Nian Gao (Baked Sweet Potato Sticky Rice Cakes)

Nian Gao (Baked Sweet Potato Sticky Rice Cakes)

Nian gao is a homonym for the Chinese phrase “nian nian gao sheng,” which means increasing prosperity year after year. It is a dish indigenous to southern China in sweet and savory forms, and traveled with the diaspora to southeast Asia. This modern spin on classic nian gao comes from the food writer Christopher Tan, who wrote a book on Singaporean pastries titled “The Way of Kueh.” He incorporates coconut milk, butter and mashed sweet potato into this nian gao for richness. The rice cake is usually steamed, but Mr. Tan bakes the batter in small molds for the contrast of a fudgy inside and crisp outside. The key to a smooth texture that stays soft after baking is resting the wet glutinous rice dough overnight.
  • Total:
  • Serves: 24 persons



  1. Step 1

    Combine the glutinous rice flour and ¾ cup/180 grams water in a bowl to form a dough. Cover tightly and refrigerate for at least 6 hours and up to 24 hours.
  2. Step 2

    Heat oven to 400 degrees. Wash and scrub the sweet potatoes and pat it dry thoroughly with a clean kitchen towel. Poke holes all over the sweet potatoes with a fork. Bake on a foil-lined pan until a fork can pierce it with no resistance, 40 to 50 minutes.
  3. Step 3

    When cool enough to handle, peel off the skin. Pass the sweet potato through a ricer or mash with a fork. Measure out 1¼ cups/320 grams of the mashed sweet potato. (Reserve any remaining for another use.)
  4. Step 4

    Heat oven to 350 degrees.
  5. Step 5

    Combine coconut milk, sugar and salt in a large saucepan. Set the saucepan over medium-low heat, and whisk until the sugar dissolves and the mixture is hot but not boiling, about 10 minutes. Remove from the heat and add the butter, stirring until it melts. Mix in the sweet potato mash, followed by the tapioca starch, then add the refrigerated wet glutinous rice flour gradually in chunks, whisking as you go.

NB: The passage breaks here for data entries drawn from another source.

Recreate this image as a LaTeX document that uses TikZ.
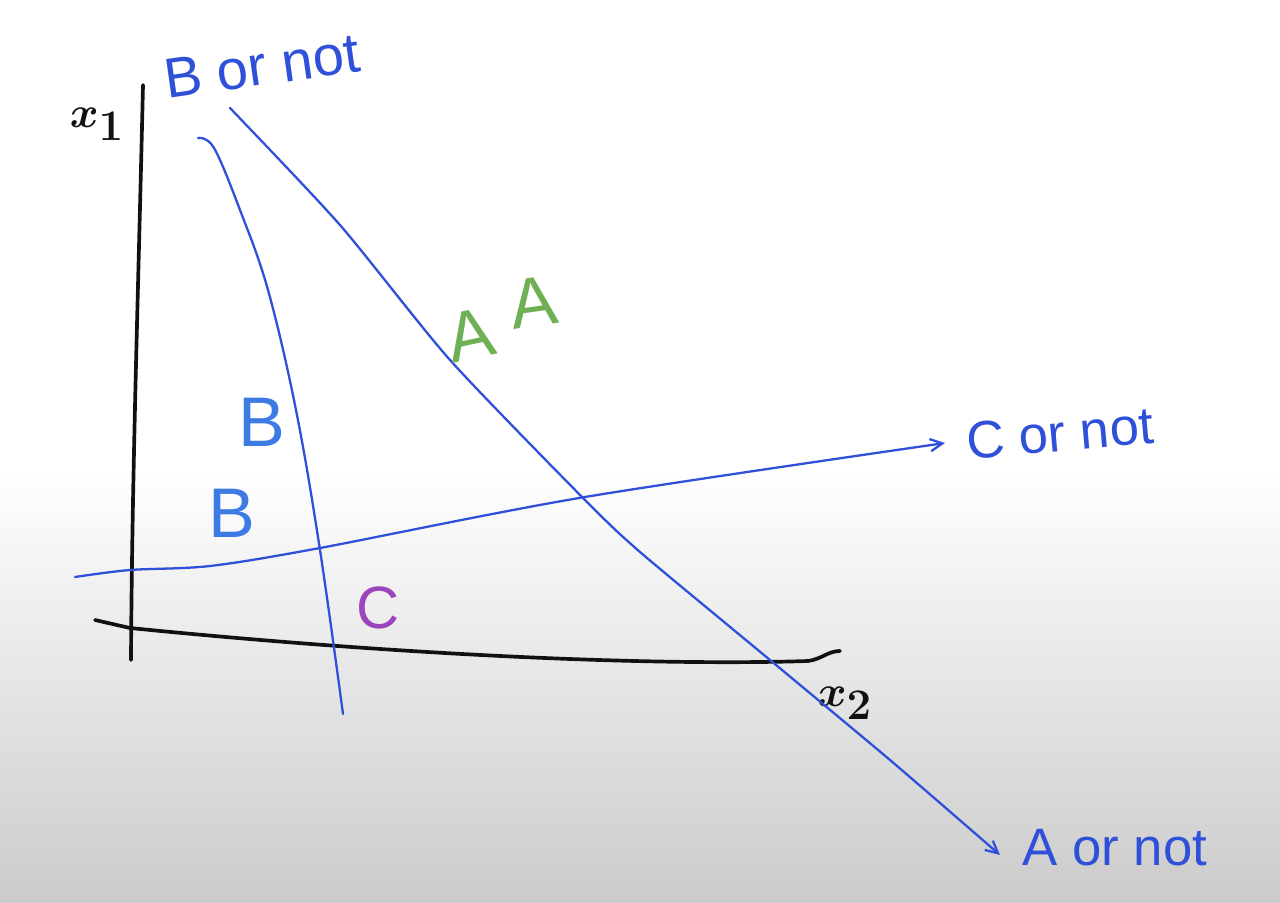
\documentclass[tikz,border=0pt]{standalone}
\usepackage{fontspec}
\setmainfont{Liberation Sans}
\usepackage{tikz}
\usetikzlibrary{arrows.meta, positioning}
\definecolor{pen}{HTML}{2F50D8}
\definecolor{penlight}{HTML}{3B7BE3}
\definecolor{ink}{HTML}{111111}
\definecolor{leaf}{HTML}{6FB055}
\definecolor{plum}{HTML}{9B45BD}
\definecolor{paper}{HTML}{CBCBCB}

\begin{document}
\begin{tikzpicture}[x=0.02cm, y=-0.02cm, line cap=round, line join=round,
  every node/.style={inner sep=0pt},
  axis/.style={draw=ink, line width=2.1pt},
  bound/.style={draw=pen, line width=1.3pt},
  note/.style={text=pen, font=\fontsize{30}{32}\selectfont},
  region/.style={font=\fontsize{40}{42}\selectfont}]
  \useasboundingbox (0,0) rectangle (1280,902);
  % Paper
  \fill[white] (0,0) rectangle (1280,470);
  \shade[top color=white, bottom color=paper] (0,470) rectangle (1280,902);

  % Axes
  \draw[axis] (143,85) .. controls (138,300) and (132,480) .. (131,660);
  \draw[axis] (95,620) -- (130,628) .. controls (400,655) and (650,666) .. (808,661)
    .. controls (822,659) and (828,651) .. (840,651);
  \node[text=ink, font=\fontsize{38}{40}\selectfont\boldmath] (xone) at (97,124) {$x_1$};
  \node[text=ink, font=\fontsize{38}{40}\selectfont\boldmath] (xtwo) at (845,703) {$x_2$};

  % Boundaries
  \draw[bound] plot[smooth, tension=0.6] coordinates
    {(198,138) (214,148) (240,210) (268,290) (296,410) (320,550) (343,714)};
  \draw[bound, -{Straight Barb[length=7pt, width=7pt]}] plot[smooth, tension=0.4] coordinates
    {(230,108) (340,225) (450,360) (585,500) (640,552) (770,660) (890,760) (1000,855)};
  \draw[bound, -{Straight Barb[length=7pt, width=7pt]}] plot[smooth, tension=0.5] coordinates
    {(75,577) (130,570) (210,566) (320,548) (585,497) (945,443)};

  % Labels at line ends
  \node[note, rotate=8, font=\fontsize{32}{34}\selectfont] (bnot) at (262,66) {B or not};
  \node[note, rotate=5] (cnot) at (1060,433) {C or not};
  \node[note] (anot) at (1115,848) {A or not};

  % Regions
  \node[region, text=leaf, rotate=12] (aone) at (470,335) {A};
  \node[region, text=leaf, rotate=8] (atwo) at (533,302) {A};
  \node[region, text=penlight] (bone) at (262,422) {B};
  \node[region, text=penlight] (btwo) at (232,513) {B};
  \node[region, text=plum, font=\fontsize{34}{36}\selectfont] (cone) at (378,608) {C};
\end{tikzpicture}
\end{document}
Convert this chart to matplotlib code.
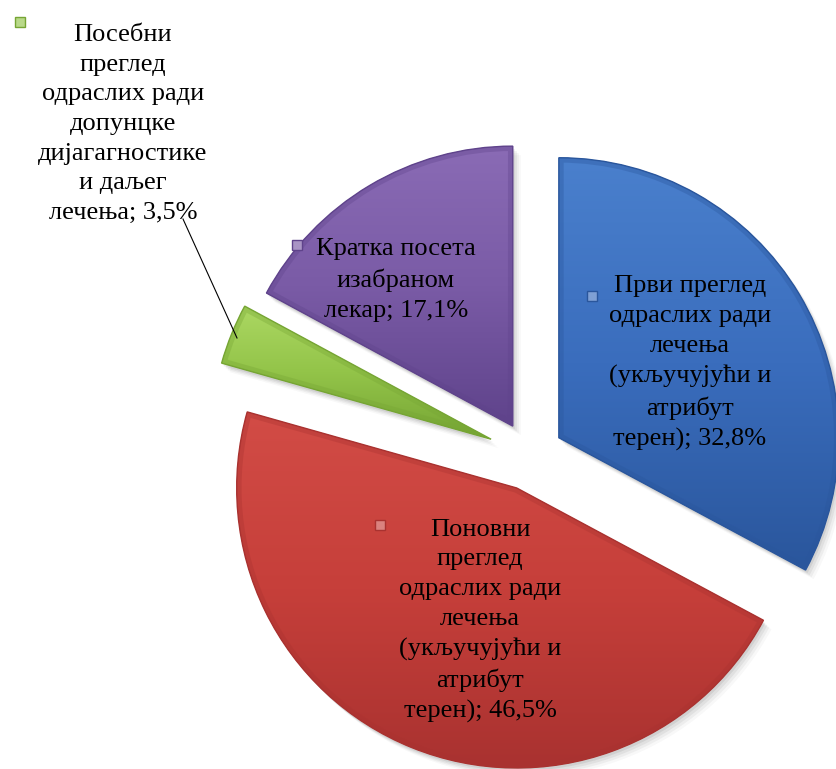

Add the egg and whisk until smooth.
  6. Step 6

    Heat 1 or more kuih bahulu pans in the oven until very hot, 7 to 8 minutes. If you don’t have a kuih bahulu pan, a decorative cakelet pan or mini muffin tin made out of cast iron or aluminum works (see Tip). The batter yields 24 to 42 nian gao, depending on the size of the hollows; work in batches if needed (see Tip). Remove the pan from the oven and, using a silicone or pastry brush, lightly and quickly brush its hollows with oil. Stir batter, then quickly pour it into the hollows, filling them 80 to 90 percent full.
  7. Step 7

    Bake on the center rack until golden brown on top and a toothpick inserted into the center of one emerges moist and sticky, but with no pasty raw batter on it, 20 to 40 minutes. The exact baking time will vary depending on the size and heft of your pan.
  8. Step 8

    Use a wooden skewer or butter knife to pry out and remove the nian gao from the pan. If the pan was properly heated and oiled, the nian gao will not stick. If needed, repeat with the remaining batter. If the pan cools off too much while you are removing a batch of nian gao, heat it for a couple of minutes in the oven before baking the next batch.
  9. Step 9

    These nian gao are best served slightly warm while the edges are still crisp and the centres are soft and chewy. They are best the same day they are made. You can keep leftovers in a covered container in the refrigerator and steam, pan-fry or microwave them to reheat the next day, but they will not completely recover their freshly cooked texture.